Di particolare rilievo l’aumento delle richieste di asilo presentate da persone in fuga dalla Repubblica Bolivariana del Venezuela, che rappresentano la seconda tra le popolazioni più numerose di cui si compongono i nuovi flussi internazionali.
È proprio quest’ultimo Paese a preoccupare l’UNHCR, che dedica al Venezuela un focus specifico. I venezuelani, si legge, lasciano il proprio Stato per motivi diversi che vanno dalla carenza di cibo e alla difficoltà di accesso ai servizi di base, dalla violenza diffusa e al senso generale di insicurezza e paura di poter essere presi di mira a causa delle proprie opinioni politiche.
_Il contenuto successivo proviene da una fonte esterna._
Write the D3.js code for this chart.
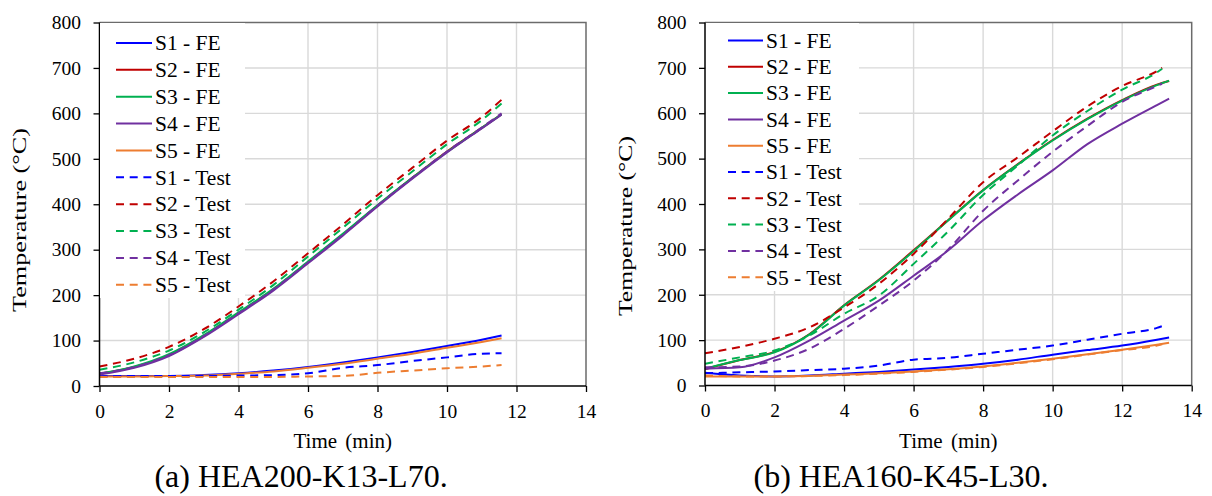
<!DOCTYPE html>
<html><head><meta charset="utf-8">
<script src="https://cdn.jsdelivr.net/npm/d3@7"></script>
<style>
body{margin:0;background:#fff}
svg{display:block}
text{font-family:"Liberation Serif","Times New Roman",Tinos,"DejaVu Serif",serif;fill:#000}
</style>
</head><body>
<svg id="c" width="1212" height="496"></svg>
<script>
// ---------- data ----------
const seriesNames = ["S1","S2","S3","S4","S5"];
const xTicks = [0,2,4,6,8,10,12,14];
const yTicks = [0,100,200,300,400,500,600,700,800];
const captions = ["(a) HEA200-K13-L70.","(b) HEA160-K45-L30."];
const xTitle = "Time (min)";
const yTitle = "Temperature (°C)";

// (a) HEA200-K13-L70
const timeA = [0,1,2,3,4,5,6,7,8,9,10,11,11.57];
const feA_S1 = [22,22,22,24,28,34,42,52,63,75,88,102,111];
const feA_S2 = [27,42,68,110,160,212,272,333,397,458,516,568,598];
const feA_S3 = [27,43,70,112,162,214,274,335,398,458,515,568,598];
const feA_S4 = [25,40,66,108,158,210,270,331,395,456,514,567,597];
const feA_S5 = [21,21,22,23,27,32,40,49,60,71,84,97,105];
const testA_S1 = [21,22,22,22,23,24,28,40,46,55,63,71,72];
const testA_S2 = [43,60,86,125,175,230,292,355,420,480,540,592,630];
const testA_S3 = [36,52,78,118,168,222,285,348,412,472,532,585,622];
const testA_S4 = [28,42,68,110,160,212,272,333,397,458,516,569,600];
const testA_S5 = [20,20,20,20,20,20,21,22,29,34,39,43,46];

// (b) HEA160-K45-L30
const timeB_FE = [0,1,2,3,4,5,6,7,8,9,10,11,12,13,13.35];
const timeB_Test = [0,1,2,3,4,5,6,7,8,9,10,11,12,13,13.15];
const feB_S1 = [28,22,20,22,26,30,35,41,48,57,68,78,88,101,106];
const feB_S2 = [36,56,74,113,177,233,298,365,431,488,541,588,629,663,671];
const feB_S3 = [37,56,73,112,176,232,296,364,430,487,540,587,628,662,672];
const feB_S4 = [37,40,62,99,143,187,242,298,364,421,474,532,577,618,632];
const feB_S5 = [20,20,20,21,24,27,31,36,42,50,59,69,79,90,94];
const testB_S1 = [27,29,31,34,37,44,57,61,70,79,88,101,114,127,131];
const testB_S2 = [71,85,103,128,172,224,290,368,448,503,560,615,660,693,700];
const testB_S3 = [48,62,77,110,158,198,268,340,420,485,551,605,652,690,698];
const testB_S4 = [40,42,55,81,125,176,231,300,385,452,515,572,625,660,665];
const testB_S5 = [22,20,20,21,23,26,30,35,41,49,58,68,78,88,91];

// ---------- styles ----------
const colors = {S1:"#0000ff",S2:"#c00000",S3:"#00b050",S4:"#7030a0",S5:"#ed7d31"};

const panels = [
  {
    fe:[feA_S1,feA_S2,feA_S3,feA_S4,feA_S5], feT:timeA,
    test:[testA_S1,testA_S2,testA_S3,testA_S4,testA_S5], testT:timeA,
    x0:99.5, x1:586, yTop:22.5, yBot:386,
    leg:{bx:100, by:23, bw:145, bh:275, lx0:116, lx1:152, tx:155, y0:43, dy:26.86},
    yt:{x:26, cy:220, len:184}, capX:301
  },
  {
    fe:[feB_S1,feB_S2,feB_S3,feB_S4,feB_S5], feT:timeB_FE,
    test:[testB_S1,testB_S2,testB_S3,testB_S4,testB_S5], testT:timeB_Test,
    x0:705, x1:1191.7, yTop:22.5, yBot:385.5,
    leg:{bx:706, by:23, bw:153, bh:268, lx0:728, lx1:763, tx:766, y0:40.5, dy:26.3},
    yt:{x:632, cy:226, len:180}, capX:901
  }
];

const svg = d3.select("#c");

panels.forEach((p, pi) => {
  const x = d3.scaleLinear().domain([0,14]).range([p.x0,p.x1]);
  const y = d3.scaleLinear().domain([0,800]).range([p.yBot,p.yTop]);
  const g = svg.append("g");

  g.append("g").selectAll("line").data(yTicks.filter(v=>v>0&&v<800)).join("line")
    .attr("x1",p.x0).attr("x2",p.x1).attr("y1",d=>y(d)).attr("y2",d=>y(d))
    .attr("stroke","#d9d9d9").attr("stroke-width",1.4);
  g.append("g").selectAll("line").data(xTicks.filter(v=>v>0&&v<14)).join("line")
    .attr("y1",p.yTop).attr("y2",p.yBot).attr("x1",d=>x(d)).attr("x2",d=>x(d))
    .attr("stroke","#d9d9d9").attr("stroke-width",1.4);

  g.append("path").attr("d",`M${p.x0},${p.yTop}H${p.x1}V${p.yBot}`)
    .attr("fill","none").attr("stroke","#6b6b6b").attr("stroke-width",1.5);

  const line = (tArr) => d3.line().x((d,i)=>x(tArr[i])).y(d=>y(d)).curve(d3.curveMonotoneX);
  p.fe.forEach((arr,i)=>{
    g.append("path").attr("d",line(p.feT)(arr)).attr("fill","none")
      .attr("stroke",colors[seriesNames[i]]).attr("stroke-width",2);
  });
  p.test.forEach((arr,i)=>{
    g.append("path").attr("d",line(p.testT)(arr)).attr("fill","none")
      .attr("stroke",colors[seriesNames[i]]).attr("stroke-width",2)
      .attr("stroke-dasharray","8,5.7");
  });

  const ya = g.append("g").attr("transform",`translate(${p.x0},0)`)
    .call(d3.axisLeft(y).tickValues(yTicks).tickSize(6).tickPadding(12.5).tickFormat(d3.format("d")));
  const xa = g.append("g").attr("transform",`translate(0,${p.yBot})`)
    .call(d3.axisBottom(x).tickValues(xTicks).tickSize(6).tickPadding(12).tickFormat(d3.format("d")));
  [ya,xa].forEach(a=>{
    a.attr("font-family",null);
    a.select(".domain").attr("stroke","#000").attr("stroke-width",1.5);
    a.selectAll(".tick line").attr("stroke","#000").attr("stroke-width",1.3);
    a.selectAll(".tick text").attr("font-size",19.5).attr("fill","#000");
  });
  ya.select(".domain").attr("d",`M0,${p.yBot}V${p.yTop}`);
  xa.select(".domain").attr("d",`M${p.x0},0H${p.x1}`);

  const L = p.leg;
  g.append("rect").attr("x",L.bx).attr("y",L.by).attr("width",L.bw).attr("height",L.bh).attr("fill","#fff");
  const items = [];
  seriesNames.forEach(s=>items.push({s, label:s+" - FE", dash:null}));
  seriesNames.forEach(s=>items.push({s, label:s+" - Test", dash:"8,5.7"}));
  items.forEach((it,i)=>{
    const yy = L.y0 + i*L.dy;
    g.append("line").attr("x1",L.lx0).attr("x2",L.lx1).attr("y1",yy).attr("y2",yy)
      .attr("stroke",colors[it.s]).attr("stroke-width",2)
      .attr("stroke-dasharray",it.dash);
    g.append("text").attr("x",L.tx).attr("y",yy+7.3).attr("font-size",21.5).text(it.label);
  });

  g.append("text").attr("x",(p.x0+p.x1)/2).attr("y",448).attr("text-anchor","middle")
    .attr("font-size",21).attr("word-spacing",3).text(xTitle);
  g.append("text").attr("transform",`translate(${p.yt.x},${p.yt.cy}) rotate(-90)`)
    .attr("text-anchor","middle").attr("font-size",19)
    .attr("textLength",p.yt.len).attr("lengthAdjust","spacingAndGlyphs").text(yTitle);
  g.append("text").attr("x",p.capX).attr("y",487).attr("text-anchor","middle")
    .attr("font-size",32).text(captions[pi]);
});
</script>
</body></html>
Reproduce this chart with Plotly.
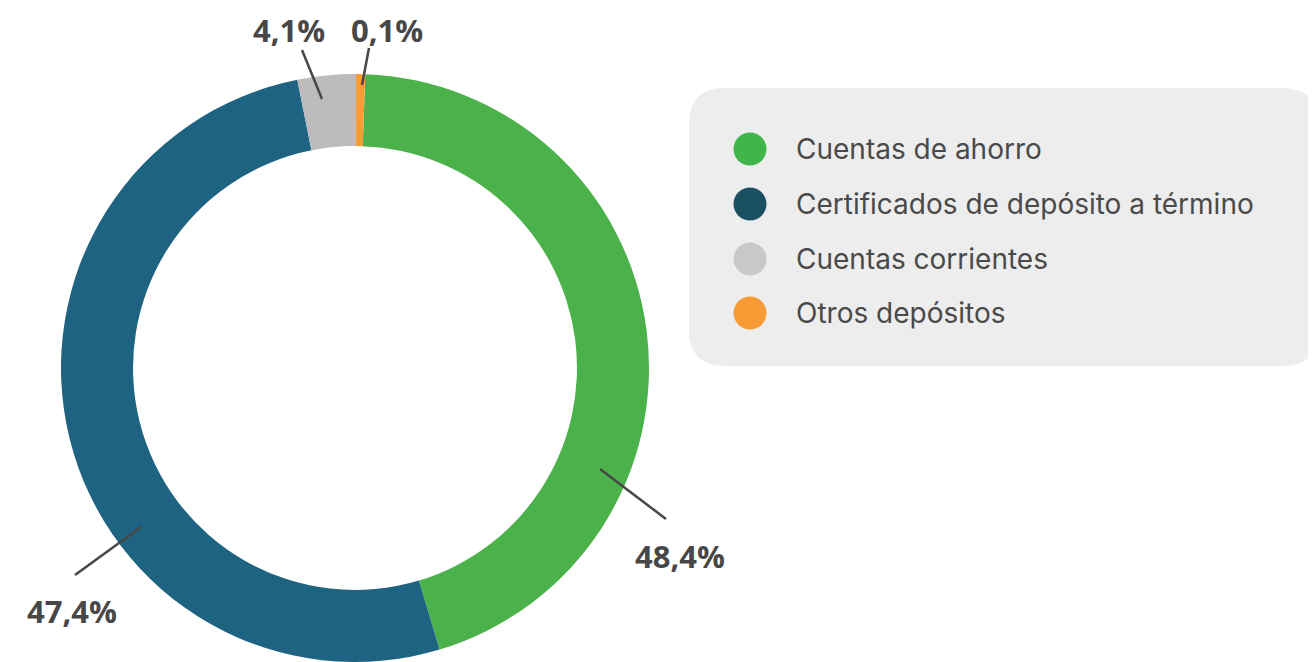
import plotly.graph_objects as go

# the page body adds an 8px margin, so the figure is a bit smaller than the window
W, H, OFF = 1308, 654, 8

# slice shares as drawn in the picture, clockwise from the green slice
categories = ['Cuentas de ahorro', 'Certificados de depósito a término',
              'Cuentas corrientes', 'Otros depósitos']
shares = [44.8, 51.5, 3.2, 0.5]
# percentages as printed on the chart
printed = ['48,4%', '47,4%', '4,1%', '0,1%']

ring_colors = ['#4bb14a', '#1e6381', '#bbbcbb', '#f79b35']
legend_colors = ['#3fb54a', '#1a4f62', '#c8c8c8', '#f79b35']


def px(x, y):
    # window pixel -> paper coords
    return (x - OFF) / W, 1 - (y - OFF) / H


# donut centre (355, 368) in window pixels, radius 294
cx, cy, r = 355 - OFF, 368 - OFF, 294
fig = go.Figure(go.Pie(
    labels=categories, values=shares, sort=False, direction='clockwise',
    rotation=2, hole=0.755, textinfo='none', hoverinfo='label+percent',
    marker=dict(colors=ring_colors, line=dict(width=0)),
    domain=dict(x=[(cx - r) / W, (cx + r) / W], y=[0, 1 - (cy - r) / H]),
    showlegend=False,
))

shapes = []
annotations = []

# percentage labels with leader lines
label_pos = [(680, 556), (72, 611), (289, 30), (387, 30)]
leaders = [((600, 469), (666, 519)), ((141, 527), (75, 575)),
           ((322, 99), (302, 50)), ((362, 85), (369, 48))]
for txt, (lx, ly), (p0, p1) in zip(printed, label_pos, leaders):
    x0, y0 = px(*p0)
    x1, y1 = px(*p1)
    shapes.append(dict(type='line', xref='paper', yref='paper', x0=x0, y0=y0, x1=x1, y1=y1,
                       line=dict(color='#474747', width=2.5)))
    ax, ay = px(lx, ly)
    annotations.append(dict(x=ax, y=ay, xref='paper', yref='paper', text=f'<b>{txt}</b>',
                            showarrow=False, xanchor='center', yanchor='middle',
                            font=dict(family='Open Sans', size=31, color='#474747')))

# legend panel with rounded corners
bx0, by0, bx1, by1, rad = 689, 88, 1318, 366, 36
def P(x, y):
    a, b = px(x, y)
    return f'{a:.5f},{b:.5f}'
path = (f'M {P(bx0 + rad, by0)} L {P(bx1 - rad, by0)} Q {P(bx1, by0)} {P(bx1, by0 + rad)} '
        f'L {P(bx1, by1 - rad)} Q {P(bx1, by1)} {P(bx1 - rad, by1)} '
        f'L {P(bx0 + rad, by1)} Q {P(bx0, by1)} {P(bx0, by1 - rad)} '
        f'L {P(bx0, by0 + rad)} Q {P(bx0, by0)} {P(bx0 + rad, by0)} Z')
shapes.append(dict(type='path', xref='paper', yref='paper', path=path,
                   fillcolor='#ededed', line=dict(width=0), layer='below'))

row_y = [149, 204, 259, 313]
for name, col, yy in zip(categories, legend_colors, row_y):
    ax, ay = px(750, yy)
    shapes.append(dict(type='circle', xref='paper', yref='paper', xsizemode='pixel',
                       ysizemode='pixel', xanchor=ax, yanchor=ay, x0=-16.5, x1=16.5,
                       y0=-16.5, y1=16.5, fillcolor=col, line=dict(width=0)))
    tx, ty = px(794, yy)
    annotations.append(dict(x=tx, y=ty, xref='paper', yref='paper', text=name,
                            showarrow=False, xanchor='left', yanchor='middle',
                            font=dict(family='Inter', size=28, color='#4a4a4a')))

fig.update_layout(
    width=W, height=H, margin=dict(l=0, r=0, t=0, b=0),
    paper_bgcolor='white', plot_bgcolor='white',
    shapes=shapes, annotations=annotations,
)

fig.write_html("out.html")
Si tratta, per l’UNCHR, del più grande esodo a livello regionale e di una delle più grandi crisi a livello globale, tenuto conto che nonostante i numeri relativamente bassi di richiedenti asilo riconosciuti, persistono le situazioni di irregolarità che si traducono in sfruttamenti e abusi.
Per far fronte a questa emergenza globale l’UNHCR garantisce assistenza vitale sul campo ed organizzativa in caso di rimpatrio volontario, adesione ai programmi di reinsediamento in Paesi terzi, o ad altre soluzioni “sicure, volontarie e dignitose” di spostamento dal proprio Paese di origine, che spesso ad esempio implica il supporto in strategie di integrazione nel territorio di immigrazione.
Eppure, su un numero stimato di circa 1,4 milioni di rifugiati in necessità di reinsediamento, lo scorso anno sono stati messi a disposizione solamente 81.300 posti da parte di 29 Stati. Allo stesso modo risultano poche, e persino in misura minore rispetto al 2017, le acquisizioni di cittadinanza per naturalizzazione, quale esito di un riuscito percorso di inclusione sociale. Per questo motivo, risulta essenzaiale l’attività di advocacy condotta dall’Alto Commissariato nei confronti delle classi politiche dei Paesi di origine, tanto quanto dei Paesi di asilo, svolta innanzitutto a favorire protezione e standard di accoglienza adeguati.
Agire per offrire soluzioni concrete ai rifugiati, lo ribadiamo, implica un impegno collettivo.